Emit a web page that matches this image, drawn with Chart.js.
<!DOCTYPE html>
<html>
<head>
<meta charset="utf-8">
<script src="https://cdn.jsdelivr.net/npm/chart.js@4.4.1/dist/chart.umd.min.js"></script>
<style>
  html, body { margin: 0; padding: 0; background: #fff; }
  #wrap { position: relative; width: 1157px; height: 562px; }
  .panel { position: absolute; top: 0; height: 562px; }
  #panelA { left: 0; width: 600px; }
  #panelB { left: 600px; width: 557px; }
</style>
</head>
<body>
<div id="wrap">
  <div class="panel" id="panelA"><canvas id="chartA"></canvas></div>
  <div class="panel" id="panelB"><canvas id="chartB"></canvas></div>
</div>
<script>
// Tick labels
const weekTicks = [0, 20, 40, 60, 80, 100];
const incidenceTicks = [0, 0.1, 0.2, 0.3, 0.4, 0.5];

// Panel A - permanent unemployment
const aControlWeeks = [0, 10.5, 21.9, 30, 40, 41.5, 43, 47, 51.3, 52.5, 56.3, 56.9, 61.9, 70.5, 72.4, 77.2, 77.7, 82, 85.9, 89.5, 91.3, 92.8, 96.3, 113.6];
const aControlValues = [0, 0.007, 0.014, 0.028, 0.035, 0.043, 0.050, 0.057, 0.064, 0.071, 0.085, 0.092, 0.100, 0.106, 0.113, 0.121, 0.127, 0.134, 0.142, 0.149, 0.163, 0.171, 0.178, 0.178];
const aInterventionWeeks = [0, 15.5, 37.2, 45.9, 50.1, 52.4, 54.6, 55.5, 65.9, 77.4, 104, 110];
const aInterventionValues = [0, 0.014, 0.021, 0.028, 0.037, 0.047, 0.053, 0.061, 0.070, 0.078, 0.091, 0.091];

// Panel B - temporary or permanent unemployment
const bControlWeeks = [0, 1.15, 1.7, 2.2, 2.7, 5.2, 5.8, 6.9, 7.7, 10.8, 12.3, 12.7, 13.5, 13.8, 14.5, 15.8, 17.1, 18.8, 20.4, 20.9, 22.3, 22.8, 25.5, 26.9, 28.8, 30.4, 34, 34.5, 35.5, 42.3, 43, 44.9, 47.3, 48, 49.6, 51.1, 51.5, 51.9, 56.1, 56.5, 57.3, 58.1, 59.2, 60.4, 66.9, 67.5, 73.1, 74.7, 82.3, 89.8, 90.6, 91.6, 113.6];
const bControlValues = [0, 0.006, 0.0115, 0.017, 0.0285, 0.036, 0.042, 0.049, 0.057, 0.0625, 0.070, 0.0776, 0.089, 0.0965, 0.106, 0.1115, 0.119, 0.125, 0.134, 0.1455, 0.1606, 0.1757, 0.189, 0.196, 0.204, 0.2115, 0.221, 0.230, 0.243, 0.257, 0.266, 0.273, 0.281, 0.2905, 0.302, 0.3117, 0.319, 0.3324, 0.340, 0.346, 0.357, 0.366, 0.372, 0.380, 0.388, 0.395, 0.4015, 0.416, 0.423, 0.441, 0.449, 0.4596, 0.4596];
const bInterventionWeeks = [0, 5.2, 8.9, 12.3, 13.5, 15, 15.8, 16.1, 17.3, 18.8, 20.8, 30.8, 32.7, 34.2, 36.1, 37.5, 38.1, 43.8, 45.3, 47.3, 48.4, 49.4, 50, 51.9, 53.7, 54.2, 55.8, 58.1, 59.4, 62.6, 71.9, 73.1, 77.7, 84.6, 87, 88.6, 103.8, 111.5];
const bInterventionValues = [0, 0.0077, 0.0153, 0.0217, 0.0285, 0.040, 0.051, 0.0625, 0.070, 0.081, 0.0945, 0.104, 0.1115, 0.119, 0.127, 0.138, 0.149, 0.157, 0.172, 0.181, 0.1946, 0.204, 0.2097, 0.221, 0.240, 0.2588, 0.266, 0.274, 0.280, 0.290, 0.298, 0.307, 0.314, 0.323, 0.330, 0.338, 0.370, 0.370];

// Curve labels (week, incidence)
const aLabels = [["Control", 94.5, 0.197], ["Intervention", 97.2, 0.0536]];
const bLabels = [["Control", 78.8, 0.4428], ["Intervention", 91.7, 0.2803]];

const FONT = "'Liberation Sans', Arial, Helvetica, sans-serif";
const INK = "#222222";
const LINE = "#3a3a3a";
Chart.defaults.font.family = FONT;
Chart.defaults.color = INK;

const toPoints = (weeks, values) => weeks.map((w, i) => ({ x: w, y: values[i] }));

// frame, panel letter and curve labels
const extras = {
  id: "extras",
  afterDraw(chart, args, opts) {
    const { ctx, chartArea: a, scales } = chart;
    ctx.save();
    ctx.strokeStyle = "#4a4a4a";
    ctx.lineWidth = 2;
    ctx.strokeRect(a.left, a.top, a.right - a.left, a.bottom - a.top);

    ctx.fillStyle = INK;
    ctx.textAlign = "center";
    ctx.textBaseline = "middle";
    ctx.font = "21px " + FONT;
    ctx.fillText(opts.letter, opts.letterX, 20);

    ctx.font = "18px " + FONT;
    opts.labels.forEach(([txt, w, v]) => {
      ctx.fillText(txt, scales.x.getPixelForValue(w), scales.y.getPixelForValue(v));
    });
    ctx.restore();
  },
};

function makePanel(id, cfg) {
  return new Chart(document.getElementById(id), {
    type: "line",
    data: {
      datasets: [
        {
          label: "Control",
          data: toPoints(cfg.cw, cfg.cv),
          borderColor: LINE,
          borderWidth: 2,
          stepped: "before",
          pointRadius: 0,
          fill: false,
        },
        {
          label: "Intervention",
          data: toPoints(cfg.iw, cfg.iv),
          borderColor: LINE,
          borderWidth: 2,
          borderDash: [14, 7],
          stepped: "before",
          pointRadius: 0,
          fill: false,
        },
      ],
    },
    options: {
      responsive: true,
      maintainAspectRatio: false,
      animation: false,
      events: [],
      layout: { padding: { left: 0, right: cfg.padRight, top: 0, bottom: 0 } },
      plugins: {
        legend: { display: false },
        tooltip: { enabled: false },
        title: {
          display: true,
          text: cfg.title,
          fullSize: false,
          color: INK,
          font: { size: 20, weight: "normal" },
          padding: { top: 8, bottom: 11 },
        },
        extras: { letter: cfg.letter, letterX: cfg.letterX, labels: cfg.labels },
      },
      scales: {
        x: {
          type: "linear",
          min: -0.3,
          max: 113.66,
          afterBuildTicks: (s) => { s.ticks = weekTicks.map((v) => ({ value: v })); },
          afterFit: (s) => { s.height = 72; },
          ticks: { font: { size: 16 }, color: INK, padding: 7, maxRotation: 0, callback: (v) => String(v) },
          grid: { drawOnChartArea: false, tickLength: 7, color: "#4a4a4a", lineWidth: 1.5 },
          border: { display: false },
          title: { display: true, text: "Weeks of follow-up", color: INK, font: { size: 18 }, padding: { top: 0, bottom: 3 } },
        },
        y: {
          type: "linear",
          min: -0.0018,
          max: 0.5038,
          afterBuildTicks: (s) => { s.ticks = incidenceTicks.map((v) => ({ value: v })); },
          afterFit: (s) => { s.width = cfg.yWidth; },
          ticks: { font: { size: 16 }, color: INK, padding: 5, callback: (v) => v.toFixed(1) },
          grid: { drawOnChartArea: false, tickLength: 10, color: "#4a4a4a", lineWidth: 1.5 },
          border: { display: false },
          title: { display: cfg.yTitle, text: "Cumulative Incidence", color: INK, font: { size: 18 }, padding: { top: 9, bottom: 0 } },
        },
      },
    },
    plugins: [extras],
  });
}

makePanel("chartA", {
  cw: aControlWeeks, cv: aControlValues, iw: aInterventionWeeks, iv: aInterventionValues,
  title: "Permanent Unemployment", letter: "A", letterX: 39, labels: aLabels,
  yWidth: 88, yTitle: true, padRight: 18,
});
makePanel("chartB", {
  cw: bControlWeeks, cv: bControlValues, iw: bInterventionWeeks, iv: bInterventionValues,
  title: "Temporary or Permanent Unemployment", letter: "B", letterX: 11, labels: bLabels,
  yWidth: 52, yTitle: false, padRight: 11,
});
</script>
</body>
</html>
★ ★ ★
SHORT PROBLEM:
Exactly repeat the lines running from the top of the listing to the line bearing "const incidenceTicks = [0, 0.1, 0.2, 0.3, 0.4, 0.5];", both of those lines included, and only them.

SOLUTION TO THIS PROBLEM:
Emit a web page that matches this image, drawn with Chart.js.
<!DOCTYPE html>
<html>
<head>
<meta charset="utf-8">
<script src="https://cdn.jsdelivr.net/npm/chart.js@4.4.1/dist/chart.umd.min.js"></script>
<style>
  html, body { margin: 0; padding: 0; background: #fff; }
  #wrap { position: relative; width: 1157px; height: 562px; }
  .panel { position: absolute; top: 0; height: 562px; }
  #panelA { left: 0; width: 600px; }
  #panelB { left: 600px; width: 557px; }
</style>
</head>
<body>
<div id="wrap">
  <div class="panel" id="panelA"><canvas id="chartA"></canvas></div>
  <div class="panel" id="panelB"><canvas id="chartB"></canvas></div>
</div>
<script>
// Tick labels
const weekTicks = [0, 20, 40, 60, 80, 100];
const incidenceTicks = [0, 0.1, 0.2, 0.3, 0.4, 0.5];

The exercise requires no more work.